Reconhecer sua dívida comas espécies não-humanas sempre suscitou medo e repulsa no homem ocidental, especialmente o homem que se concebeu como “moderno”, no sentido atribuído por Bruno Latour à expressão: o de um de purificador de híbridos. É um medo que se reflete na linguagem. Quando afirmamos, por exemplo, que os campos de concentração, as limpezas étnicas, os genocídios, os crimes e atrocidades que mais nos chocaram trouxeram à tona a bestialidade humana, expressamos um medo ancestral de encararmos nossa natureza biológica, corporal e animal, manifestamos nossa visão paradigmática, tatuada há milênios no núcleo oculto da nossa forma de perceber o real, da natureza não-humana como um universo brutal no qual a competição reina incontrastada, no qual a lei do mais forte elimina sem piedade os mais fracos. Uma visão que, ou nos apavora até o ponto de chegarmos a nos considerar seres externos a este universo, nascidos para subjugá-lo, ou nos faz acreditar ser a competição desenfreada a nossa verdadeira natureza e a cultura, a ética, a solidariedade e a cooperação meros vernizes concebidos para disfarçar nossa face real. O que essa visão não nos permite enxergar é que – como sustenta o etólogo Frans de Waal depois de anos passados estudando o universo dos grandes primatas não-humanos – somos por natureza seres bipolares, com a dupla cabeça de Jano: individualistas e solidários, violentos e fraternos, brutais e doces, egoístas e generosos... da mesma forma que muitas espécies não-humanas com as quais guardamos enormes afinidades genéticas, cognitivas, emocionais, comportamentais. Os campos de concentração, as limpezas étnicas, os genocídios, os crimes e atrocidades que mais nos chocam decorrem do que temos de mais propriamente humano: a capacidade – parafrasando o neuropsiquiatra e etólogo Boris Cyrulnik - de construir e habitar mundos totalmente despercebidos, preenchidos por representações, enquanto a nossa animalidade nos torna também seres empáticos e solidários.

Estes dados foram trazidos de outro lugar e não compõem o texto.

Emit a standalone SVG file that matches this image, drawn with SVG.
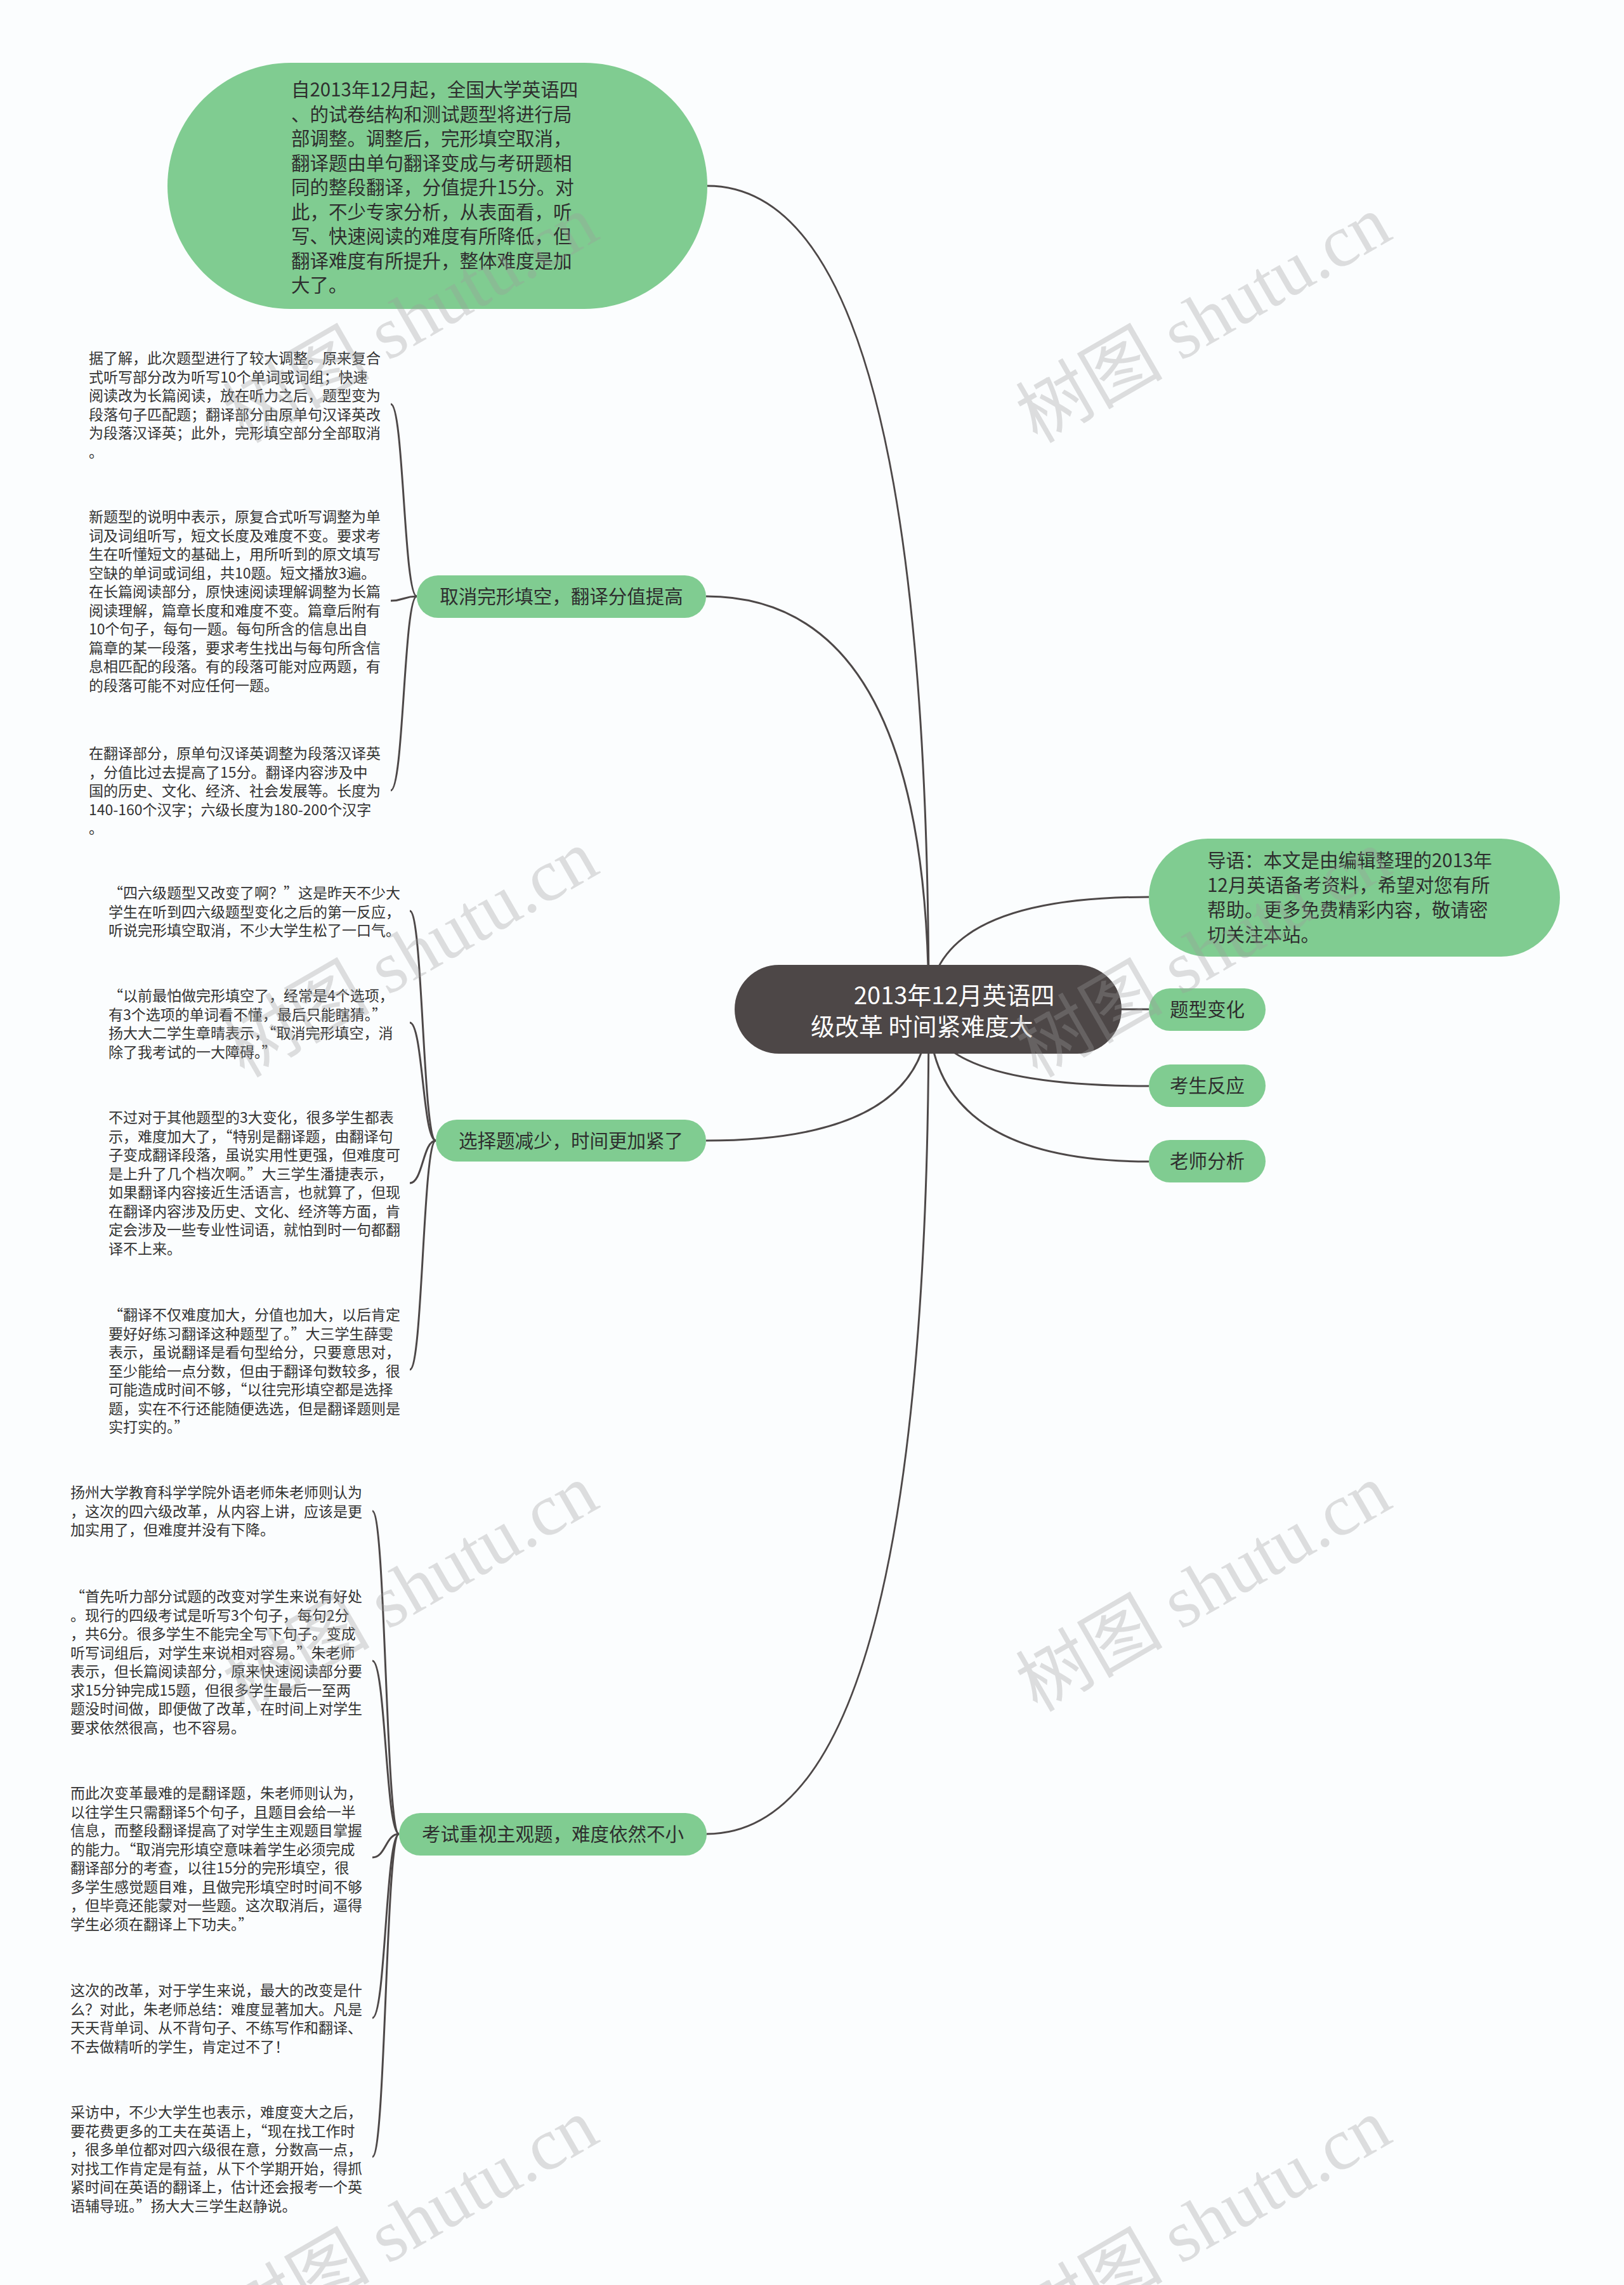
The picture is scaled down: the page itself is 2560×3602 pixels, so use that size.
<svg xmlns="http://www.w3.org/2000/svg" width="2560" height="3602" viewBox="0 0 2560 3602">
<defs>
<style>
.bg{fill:#fbfdfe}
.ln{fill:none;stroke:#4d4848;stroke-width:3}
.gn{fill:#80cc91}
.rt{fill:#4d4747}
.t{font-family:"Noto Sans CJK SC","Liberation Sans",sans-serif}
.leaf{font-size:23px;fill:#333333}
.gt{font-size:29.5px;fill:#2e2e2e}
.rtt{font-size:38px;fill:#ffffff}
.wm{font-family:"Liberation Serif","Noto Sans CJK SC",serif;font-size:116px;fill:#9a9a9a;fill-opacity:0.32}
</style>
</defs>
<rect class="bg" x="0" y="0" width="2560" height="3602"/>

<g id="connectors">
<path class="ln" d="M1464,1591 Q1464,293 1115,293"/>
<path class="ln" d="M1464,1591 Q1464,940 1113,940"/>
<path class="ln" d="M1464,1591 Q1464,1798 1113,1798"/>
<path class="ln" d="M1464,1591 Q1464,2891 1114,2891"/>
<path class="ln" d="M1464,1591 Q1464,1414 1811,1414"/>
<path class="ln" d="M1464,1591 L1811,1591"/>
<path class="ln" d="M1464,1591 Q1464,1712 1811,1712"/>
<path class="ln" d="M1464,1591 Q1464,1831 1811,1831"/>
<path class="ln" d="M657,940 C636.5,940 636.5,637 616,637"/>
<path class="ln" d="M657,940 C636.5,940 636.5,947 616,947"/>
<path class="ln" d="M657,940 C636.5,940 636.5,1246 616,1246"/>
<path class="ln" d="M687,1798 C666.5,1798 666.5,1436 646,1436"/>
<path class="ln" d="M687,1798 C666.5,1798 666.5,1612 646,1612"/>
<path class="ln" d="M687,1798 C666.5,1798 666.5,1865 646,1865"/>
<path class="ln" d="M687,1798 C666.5,1798 666.5,2159 646,2159"/>
<path class="ln" d="M629,2891 C608,2891 608,2382 587,2382"/>
<path class="ln" d="M629,2891 C608,2891 608,2618 587,2618"/>
<path class="ln" d="M629,2891 C608,2891 608,2928 587,2928"/>
<path class="ln" d="M629,2891 C608,2891 608,3181 587,3181"/>
<path class="ln" d="M629,2891 C608,2891 608,3400 587,3400"/>
</g>

<g id="root">
<rect class="rt" x="1158" y="1521" width="610" height="140" rx="70" ry="70"/>
<text class="t rtt" x="1346" y="1583">2013年12月英语四</text>
<text class="t rtt" x="1278" y="1632">级改革 时间紧难度大</text>
</g>

<g id="node-intro">
<rect class="gn" x="264" y="99" width="851" height="388" rx="194" ry="194"/>
<text class="t gt">
<tspan x="459" y="152">自2013年12月起，全国大学英语四</tspan>
<tspan x="459" y="190.5">、的试卷结构和测试题型将进行局</tspan>
<tspan x="459" y="229">部调整。调整后，完形填空取消，</tspan>
<tspan x="459" y="267.5">翻译题由单句翻译变成与考研题相</tspan>
<tspan x="459" y="306">同的整段翻译，分值提升15分。对</tspan>
<tspan x="459" y="344.5">此，不少专家分析，从表面看，听</tspan>
<tspan x="459" y="383">写、快速阅读的难度有所降低，但</tspan>
<tspan x="459" y="421.5">翻译难度有所提升，整体难度是加</tspan>
<tspan x="459" y="460">大了。</tspan>
</text>
</g>

<g id="node-daoyu">
<rect class="gn" x="1811" y="1322" width="648" height="186" rx="93" ry="93"/>
<text class="t gt">
<tspan x="1903" y="1367">导语：本文是由编辑整理的2013年</tspan>
<tspan x="1903" y="1406">12月英语备考资料，希望对您有所</tspan>
<tspan x="1903" y="1445">帮助。更多免费精彩内容，敬请密</tspan>
<tspan x="1903" y="1484">切关注本站。</tspan>
</text>
</g>

<g id="node-tixing">
<rect class="gn" x="1811" y="1558" width="184" height="67" rx="33.5" ry="33.5"/>
<text class="t gt" x="1903" y="1602" text-anchor="middle">题型变化</text>
</g>
<g id="node-kaosheng">
<rect class="gn" x="1811" y="1678" width="184" height="67" rx="33.5" ry="33.5"/>
<text class="t gt" x="1903" y="1722" text-anchor="middle">考生反应</text>
</g>
<g id="node-laoshi">
<rect class="gn" x="1811" y="1797" width="184" height="67" rx="33.5" ry="33.5"/>
<text class="t gt" x="1903" y="1841" text-anchor="middle">老师分析</text>
</g>

<g id="node-quxiao">
<rect class="gn" x="657" y="907" width="456" height="67" rx="33.5" ry="33.5"/>
<text class="t gt" x="885" y="951" text-anchor="middle">取消完形填空，翻译分值提高</text>
</g>
<g id="node-xuanze">
<rect class="gn" x="687" y="1765" width="426" height="66" rx="33" ry="33"/>
<text class="t gt" x="900" y="1809" text-anchor="middle">选择题减少，时间更加紧了</text>
</g>
<g id="node-kaoshi">
<rect class="gn" x="629" y="2858" width="485" height="67" rx="33.5" ry="33.5"/>
<text class="t gt" x="871.5" y="2902" text-anchor="middle">考试重视主观题，难度依然不小</text>
</g>

<g id="leaf-a1">
<text class="t leaf">
<tspan x="140" y="573">据了解，此次题型进行了较大调整。原来复合</tspan>
<tspan x="140" y="602.5">式听写部分改为听写10个单词或词组；快速</tspan>
<tspan x="140" y="632">阅读改为长篇阅读，放在听力之后，题型变为</tspan>
<tspan x="140" y="661.5">段落句子匹配题；翻译部分由原单句汉译英改</tspan>
<tspan x="140" y="691">为段落汉译英；此外，完形填空部分全部取消</tspan>
<tspan x="140" y="720.5">。</tspan>
</text>
</g>
<g id="leaf-a2">
<text class="t leaf">
<tspan x="140" y="823">新题型的说明中表示，原复合式听写调整为单</tspan>
<tspan x="140" y="852.5">词及词组听写，短文长度及难度不变。要求考</tspan>
<tspan x="140" y="882">生在听懂短文的基础上，用所听到的原文填写</tspan>
<tspan x="140" y="911.5">空缺的单词或词组，共10题。短文播放3遍。</tspan>
<tspan x="140" y="941">在长篇阅读部分，原快速阅读理解调整为长篇</tspan>
<tspan x="140" y="970.5">阅读理解，篇章长度和难度不变。篇章后附有</tspan>
<tspan x="140" y="1000">10个句子，每句一题。每句所含的信息出自</tspan>
<tspan x="140" y="1029.5">篇章的某一段落，要求考生找出与每句所含信</tspan>
<tspan x="140" y="1059">息相匹配的段落。有的段落可能对应两题，有</tspan>
<tspan x="140" y="1088.5">的段落可能不对应任何一题。</tspan>
</text>
</g>
<g id="leaf-a3">
<text class="t leaf">
<tspan x="140" y="1196">在翻译部分，原单句汉译英调整为段落汉译英</tspan>
<tspan x="140" y="1225.5">，分值比过去提高了15分。翻译内容涉及中</tspan>
<tspan x="140" y="1255">国的历史、文化、经济、社会发展等。长度为</tspan>
<tspan x="140" y="1284.5">140-160个汉字；六级长度为180-200个汉字</tspan>
<tspan x="140" y="1314">。</tspan>
</text>
</g>

<g id="leaf-b1">
<text class="t leaf">
<tspan x="171" y="1416">“四六级题型又改变了啊？”这是昨天不少大</tspan>
<tspan x="171" y="1445.5">学生在听到四六级题型变化之后的第一反应，</tspan>
<tspan x="171" y="1475">听说完形填空取消，不少大学生松了一口气。</tspan>
</text>
</g>
<g id="leaf-b2">
<text class="t leaf">
<tspan x="171" y="1578">“以前最怕做完形填空了，经常是4个选项，</tspan>
<tspan x="171" y="1607.5">有3个选项的单词看不懂，最后只能瞎猜。”</tspan>
<tspan x="171" y="1637">扬大大二学生章晴表示，“取消完形填空，消</tspan>
<tspan x="171" y="1666.5">除了我考试的一大障碍。”</tspan>
</text>
</g>
<g id="leaf-b3">
<text class="t leaf">
<tspan x="171" y="1770">不过对于其他题型的3大变化，很多学生都表</tspan>
<tspan x="171" y="1799.5">示，难度加大了，“特别是翻译题，由翻译句</tspan>
<tspan x="171" y="1829">子变成翻译段落，虽说实用性更强，但难度可</tspan>
<tspan x="171" y="1858.5">是上升了几个档次啊。”大三学生潘捷表示，</tspan>
<tspan x="171" y="1888">如果翻译内容接近生活语言，也就算了，但现</tspan>
<tspan x="171" y="1917.5">在翻译内容涉及历史、文化、经济等方面，肯</tspan>
<tspan x="171" y="1947">定会涉及一些专业性词语，就怕到时一句都翻</tspan>
<tspan x="171" y="1976.5">译不上来。</tspan>
</text>
</g>
<g id="leaf-b4">
<text class="t leaf">
<tspan x="171" y="2081">“翻译不仅难度加大，分值也加大，以后肯定</tspan>
<tspan x="171" y="2110.5">要好好练习翻译这种题型了。”大三学生薛雯</tspan>
<tspan x="171" y="2140">表示，虽说翻译是看句型给分，只要意思对，</tspan>
<tspan x="171" y="2169.5">至少能给一点分数，但由于翻译句数较多，很</tspan>
<tspan x="171" y="2199">可能造成时间不够，“以往完形填空都是选择</tspan>
<tspan x="171" y="2228.5">题，实在不行还能随便选选，但是翻译题则是</tspan>
<tspan x="171" y="2258">实打实的。”</tspan>
</text>
</g>

<g id="leaf-c1">
<text class="t leaf">
<tspan x="111" y="2361">扬州大学教育科学学院外语老师朱老师则认为</tspan>
<tspan x="111" y="2390.5">，这次的四六级改革，从内容上讲，应该是更</tspan>
<tspan x="111" y="2420">加实用了，但难度并没有下降。</tspan>
</text>
</g>
<g id="leaf-c2">
<text class="t leaf">
<tspan x="111" y="2525">“首先听力部分试题的改变对学生来说有好处</tspan>
<tspan x="111" y="2554.5">。现行的四级考试是听写3个句子，每句2分</tspan>
<tspan x="111" y="2584">，共6分。很多学生不能完全写下句子。变成</tspan>
<tspan x="111" y="2613.5">听写词组后，对学生来说相对容易。”朱老师</tspan>
<tspan x="111" y="2643">表示，但长篇阅读部分，原来快速阅读部分要</tspan>
<tspan x="111" y="2672.5">求15分钟完成15题，但很多学生最后一至两</tspan>
<tspan x="111" y="2702">题没时间做，即便做了改革，在时间上对学生</tspan>
<tspan x="111" y="2731.5">要求依然很高，也不容易。</tspan>
</text>
</g>
<g id="leaf-c3">
<text class="t leaf">
<tspan x="111" y="2835">而此次变革最难的是翻译题，朱老师则认为，</tspan>
<tspan x="111" y="2864.5">以往学生只需翻译5个句子，且题目会给一半</tspan>
<tspan x="111" y="2894">信息，而整段翻译提高了对学生主观题目掌握</tspan>
<tspan x="111" y="2923.5">的能力。“取消完形填空意味着学生必须完成</tspan>
<tspan x="111" y="2953">翻译部分的考查，以往15分的完形填空，很</tspan>
<tspan x="111" y="2982.5">多学生感觉题目难，且做完形填空时时间不够</tspan>
<tspan x="111" y="3012">，但毕竟还能蒙对一些题。这次取消后，逼得</tspan>
<tspan x="111" y="3041.5">学生必须在翻译上下功夫。”</tspan>
</text>
</g>
<g id="leaf-c4">
<text class="t leaf">
<tspan x="111" y="3146">这次的改革，对于学生来说，最大的改变是什</tspan>
<tspan x="111" y="3175.5">么？对此，朱老师总结：难度显著加大。凡是</tspan>
<tspan x="111" y="3205">天天背单词、从不背句子、不练写作和翻译、</tspan>
<tspan x="111" y="3234.5">不去做精听的学生，肯定过不了！</tspan>
</text>
</g>
<g id="leaf-c5">
<text class="t leaf">
<tspan x="111" y="3338">采访中，不少大学生也表示，难度变大之后，</tspan>
<tspan x="111" y="3367.5">要花费更多的工夫在英语上，“现在找工作时</tspan>
<tspan x="111" y="3397">，很多单位都对四六级很在意，分数高一点，</tspan>
<tspan x="111" y="3426.5">对找工作肯定是有益，从下个学期开始，得抓</tspan>
<tspan x="111" y="3456">紧时间在英语的翻译上，估计还会报考一个英</tspan>
<tspan x="111" y="3485.5">语辅导班。”扬大大三学生赵静说。</tspan>
</text>
</g>

<g id="watermarks">
<text class="wm" transform="translate(385,700) rotate(-30)">树图 shutu.cn</text>
<text class="wm" transform="translate(1635,700) rotate(-30)">树图 shutu.cn</text>
<text class="wm" transform="translate(385,1700) rotate(-30)">树图 shutu.cn</text>
<text class="wm" transform="translate(1635,1700) rotate(-30)">树图 shutu.cn</text>
<text class="wm" transform="translate(385,2700) rotate(-30)">树图 shutu.cn</text>
<text class="wm" transform="translate(1635,2700) rotate(-30)">树图 shutu.cn</text>
<text class="wm" transform="translate(385,3700) rotate(-30)">树图 shutu.cn</text>
<text class="wm" transform="translate(1635,3700) rotate(-30)">树图 shutu.cn</text>
</g>
</svg>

Não surpreende, então, a dificuldade em pensarmos as tecnologias digitais de comunicação como sujeitos que participam ativamente da (re)configuração do mundo, como agentes sociais: até pouco tempo atrás, nem mesmo alguns "humanos" participavam legitimamente disso e ainda os animais, os vegetais e os minerais estão deles excluídos (em nossas mentes, pelo menos). A mesma ideia de "pós-humano" (assim como a de pré-humano) é, a meu ver, mutilante, pois implica na existência de um "humano" pleno, fechado, acabado que seria "superado" por outras formas de existência. As próprias visões transhumanistas como a deo neurocientista Miguel Nicolelis, que vislumbra um cérebro definitivamente "liberado" da "escravidão" do corpo se comunicando com os demais cérebros e com o resto do real independentemente do pensamento e da linguagem, apesar das possibilidades que prospecta para quem perdeu os movimentos do corpo e poderia voltar a interagir com o mundo a partir de uma interface cérebro-máquina que transferiria sinais motórios diretamente do cérebro para um exoesqueleto que devolveria ao primeiro os estímulos externos, parecem-me mais uma expressão desta purificação essencialista, pois reduzem o humano a um seu órgão - o cérebro - e o que supostamente o caracteriza - a mente, a consciência - a uma emergência de processos internos a este último.

Será que as novas hibridações que estamos construíndo com as mídias digitais nos ajudarão a quebrar, ou pelo menos atenuar um pouco a rigidez das fronteiras que edificamos entre nós e o resto do existente? Ou criarão novas fronteiras, novas separações, novas exclusões? Caberá a nós, em nosso dia a dia, construirmos a resposta.